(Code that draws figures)
------------------------------

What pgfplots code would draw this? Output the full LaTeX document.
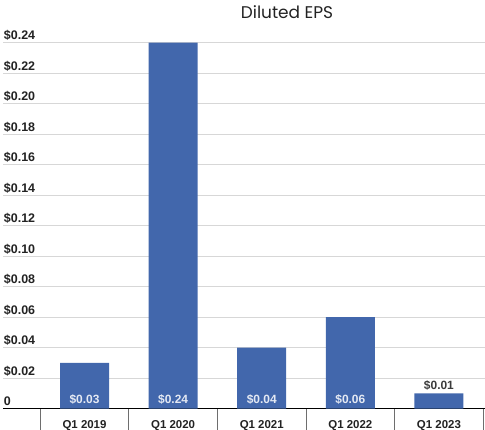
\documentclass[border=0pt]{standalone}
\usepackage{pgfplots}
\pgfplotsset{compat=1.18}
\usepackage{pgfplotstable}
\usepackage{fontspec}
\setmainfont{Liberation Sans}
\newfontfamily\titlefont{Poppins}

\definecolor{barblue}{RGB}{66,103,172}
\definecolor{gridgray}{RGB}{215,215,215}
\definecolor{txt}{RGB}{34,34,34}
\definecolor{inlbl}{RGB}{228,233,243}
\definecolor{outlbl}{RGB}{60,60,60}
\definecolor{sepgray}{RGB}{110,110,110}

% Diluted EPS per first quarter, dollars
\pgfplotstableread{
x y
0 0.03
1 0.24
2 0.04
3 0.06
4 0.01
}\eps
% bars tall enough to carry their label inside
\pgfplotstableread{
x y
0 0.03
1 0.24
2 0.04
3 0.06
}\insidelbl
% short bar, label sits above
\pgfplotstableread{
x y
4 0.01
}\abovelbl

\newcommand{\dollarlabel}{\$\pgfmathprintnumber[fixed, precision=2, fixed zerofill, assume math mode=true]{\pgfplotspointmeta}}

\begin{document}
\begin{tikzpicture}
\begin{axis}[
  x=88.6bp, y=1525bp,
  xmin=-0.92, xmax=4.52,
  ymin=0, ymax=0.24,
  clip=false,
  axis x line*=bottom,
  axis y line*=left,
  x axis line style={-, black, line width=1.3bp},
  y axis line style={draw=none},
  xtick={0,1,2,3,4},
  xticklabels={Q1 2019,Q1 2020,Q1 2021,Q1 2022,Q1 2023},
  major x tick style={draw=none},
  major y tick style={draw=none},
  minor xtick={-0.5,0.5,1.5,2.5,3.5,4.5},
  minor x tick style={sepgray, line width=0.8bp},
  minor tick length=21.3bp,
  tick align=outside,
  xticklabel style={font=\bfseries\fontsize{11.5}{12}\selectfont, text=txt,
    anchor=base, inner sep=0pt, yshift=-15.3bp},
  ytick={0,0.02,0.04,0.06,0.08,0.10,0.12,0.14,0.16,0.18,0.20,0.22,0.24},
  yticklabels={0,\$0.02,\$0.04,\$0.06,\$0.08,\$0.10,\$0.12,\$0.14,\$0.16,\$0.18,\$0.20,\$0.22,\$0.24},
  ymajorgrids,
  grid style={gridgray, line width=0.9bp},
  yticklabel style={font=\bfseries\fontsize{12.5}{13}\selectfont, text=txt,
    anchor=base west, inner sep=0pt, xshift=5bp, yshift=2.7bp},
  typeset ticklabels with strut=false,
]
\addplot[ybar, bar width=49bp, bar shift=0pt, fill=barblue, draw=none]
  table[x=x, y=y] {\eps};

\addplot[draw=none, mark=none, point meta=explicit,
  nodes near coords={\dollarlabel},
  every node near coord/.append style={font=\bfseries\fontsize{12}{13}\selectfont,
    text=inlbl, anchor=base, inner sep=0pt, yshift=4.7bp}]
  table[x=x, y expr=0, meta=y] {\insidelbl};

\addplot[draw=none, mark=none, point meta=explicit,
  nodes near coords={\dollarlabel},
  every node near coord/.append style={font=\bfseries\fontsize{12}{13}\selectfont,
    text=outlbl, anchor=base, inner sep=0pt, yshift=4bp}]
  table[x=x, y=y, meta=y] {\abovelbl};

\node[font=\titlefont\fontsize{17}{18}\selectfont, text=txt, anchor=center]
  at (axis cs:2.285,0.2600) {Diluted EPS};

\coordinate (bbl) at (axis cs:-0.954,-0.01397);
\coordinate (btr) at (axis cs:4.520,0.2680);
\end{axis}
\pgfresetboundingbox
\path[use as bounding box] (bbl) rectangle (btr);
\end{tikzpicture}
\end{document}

------------------------------

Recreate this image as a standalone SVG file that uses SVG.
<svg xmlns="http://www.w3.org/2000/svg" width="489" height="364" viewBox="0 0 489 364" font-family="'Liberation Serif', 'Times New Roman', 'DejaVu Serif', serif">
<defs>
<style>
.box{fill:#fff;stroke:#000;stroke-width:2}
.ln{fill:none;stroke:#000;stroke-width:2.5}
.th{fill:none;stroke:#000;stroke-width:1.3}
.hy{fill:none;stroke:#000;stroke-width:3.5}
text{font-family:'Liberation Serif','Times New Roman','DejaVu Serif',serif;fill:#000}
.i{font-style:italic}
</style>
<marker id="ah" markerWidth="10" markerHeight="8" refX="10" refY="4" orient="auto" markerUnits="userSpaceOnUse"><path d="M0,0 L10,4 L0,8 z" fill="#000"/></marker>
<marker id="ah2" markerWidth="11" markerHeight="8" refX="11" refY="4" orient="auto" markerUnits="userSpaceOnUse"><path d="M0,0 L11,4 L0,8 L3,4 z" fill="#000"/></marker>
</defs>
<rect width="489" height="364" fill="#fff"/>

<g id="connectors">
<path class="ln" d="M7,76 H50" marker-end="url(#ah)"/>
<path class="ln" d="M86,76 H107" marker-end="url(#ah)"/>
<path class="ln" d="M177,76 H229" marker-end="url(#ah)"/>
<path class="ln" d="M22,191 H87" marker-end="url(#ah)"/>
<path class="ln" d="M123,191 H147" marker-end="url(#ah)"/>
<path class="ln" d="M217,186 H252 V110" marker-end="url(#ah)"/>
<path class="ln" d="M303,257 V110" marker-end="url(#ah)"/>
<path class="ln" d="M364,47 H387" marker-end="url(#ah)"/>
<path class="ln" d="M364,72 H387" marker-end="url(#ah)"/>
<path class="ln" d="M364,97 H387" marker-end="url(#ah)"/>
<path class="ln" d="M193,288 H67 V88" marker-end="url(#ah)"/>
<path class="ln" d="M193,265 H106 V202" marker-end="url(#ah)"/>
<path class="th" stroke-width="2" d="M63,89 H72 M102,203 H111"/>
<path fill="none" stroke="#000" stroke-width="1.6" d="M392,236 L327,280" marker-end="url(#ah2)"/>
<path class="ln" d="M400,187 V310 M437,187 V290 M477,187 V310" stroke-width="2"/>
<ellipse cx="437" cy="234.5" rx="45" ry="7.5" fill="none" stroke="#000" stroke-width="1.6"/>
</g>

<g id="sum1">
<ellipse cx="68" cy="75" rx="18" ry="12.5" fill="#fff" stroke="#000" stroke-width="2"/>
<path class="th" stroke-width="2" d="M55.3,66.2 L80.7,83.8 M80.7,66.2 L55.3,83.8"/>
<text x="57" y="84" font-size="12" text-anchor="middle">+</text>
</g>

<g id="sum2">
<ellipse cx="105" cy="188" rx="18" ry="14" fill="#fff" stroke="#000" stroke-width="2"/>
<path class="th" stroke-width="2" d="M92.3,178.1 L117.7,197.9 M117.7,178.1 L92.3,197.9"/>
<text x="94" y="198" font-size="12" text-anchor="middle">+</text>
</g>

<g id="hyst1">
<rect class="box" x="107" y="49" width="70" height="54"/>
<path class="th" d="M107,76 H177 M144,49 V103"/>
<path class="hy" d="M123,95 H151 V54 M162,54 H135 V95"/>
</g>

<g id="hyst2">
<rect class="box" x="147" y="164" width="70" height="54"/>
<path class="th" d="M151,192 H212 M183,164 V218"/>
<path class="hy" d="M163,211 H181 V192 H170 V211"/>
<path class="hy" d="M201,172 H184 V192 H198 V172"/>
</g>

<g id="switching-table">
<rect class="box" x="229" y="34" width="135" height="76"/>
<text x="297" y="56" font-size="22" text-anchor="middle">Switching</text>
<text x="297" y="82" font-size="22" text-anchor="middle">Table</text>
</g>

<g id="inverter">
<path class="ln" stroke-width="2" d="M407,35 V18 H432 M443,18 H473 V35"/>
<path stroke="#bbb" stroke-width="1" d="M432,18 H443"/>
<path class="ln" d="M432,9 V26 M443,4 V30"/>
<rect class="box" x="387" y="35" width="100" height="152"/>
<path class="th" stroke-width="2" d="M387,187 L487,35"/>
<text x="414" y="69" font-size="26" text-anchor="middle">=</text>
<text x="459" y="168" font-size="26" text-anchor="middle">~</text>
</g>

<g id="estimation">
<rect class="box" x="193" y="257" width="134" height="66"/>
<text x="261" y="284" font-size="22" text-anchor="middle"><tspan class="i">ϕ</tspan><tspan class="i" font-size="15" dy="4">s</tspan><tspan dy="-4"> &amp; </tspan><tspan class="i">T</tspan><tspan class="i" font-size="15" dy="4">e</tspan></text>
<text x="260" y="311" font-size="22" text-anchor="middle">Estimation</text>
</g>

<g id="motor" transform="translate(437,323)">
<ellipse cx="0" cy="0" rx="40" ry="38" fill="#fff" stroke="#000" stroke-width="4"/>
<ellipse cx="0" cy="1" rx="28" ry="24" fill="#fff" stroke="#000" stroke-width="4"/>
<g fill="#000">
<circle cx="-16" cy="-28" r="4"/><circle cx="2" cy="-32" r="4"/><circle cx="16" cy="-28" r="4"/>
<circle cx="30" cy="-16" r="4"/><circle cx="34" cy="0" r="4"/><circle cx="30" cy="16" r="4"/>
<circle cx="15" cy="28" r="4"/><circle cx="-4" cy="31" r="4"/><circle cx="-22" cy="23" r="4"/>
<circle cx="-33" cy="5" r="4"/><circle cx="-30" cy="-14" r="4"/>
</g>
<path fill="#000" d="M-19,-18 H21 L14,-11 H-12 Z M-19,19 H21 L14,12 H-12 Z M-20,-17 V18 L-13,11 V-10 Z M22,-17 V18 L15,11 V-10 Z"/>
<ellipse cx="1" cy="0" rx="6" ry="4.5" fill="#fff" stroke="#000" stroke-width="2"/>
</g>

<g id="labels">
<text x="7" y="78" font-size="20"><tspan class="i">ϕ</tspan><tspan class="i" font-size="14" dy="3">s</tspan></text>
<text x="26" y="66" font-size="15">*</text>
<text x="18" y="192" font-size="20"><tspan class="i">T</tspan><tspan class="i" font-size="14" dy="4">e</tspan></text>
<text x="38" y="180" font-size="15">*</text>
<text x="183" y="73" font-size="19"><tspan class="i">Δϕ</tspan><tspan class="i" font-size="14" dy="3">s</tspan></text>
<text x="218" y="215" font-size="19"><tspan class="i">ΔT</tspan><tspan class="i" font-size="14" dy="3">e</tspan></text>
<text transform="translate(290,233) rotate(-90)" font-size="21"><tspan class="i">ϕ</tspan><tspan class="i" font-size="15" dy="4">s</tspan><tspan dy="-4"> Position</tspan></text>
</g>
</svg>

------------------------------

*Exercise prompt*
Output nothing but the number of lines in the data containing the string "standalone".

*Expected output*
2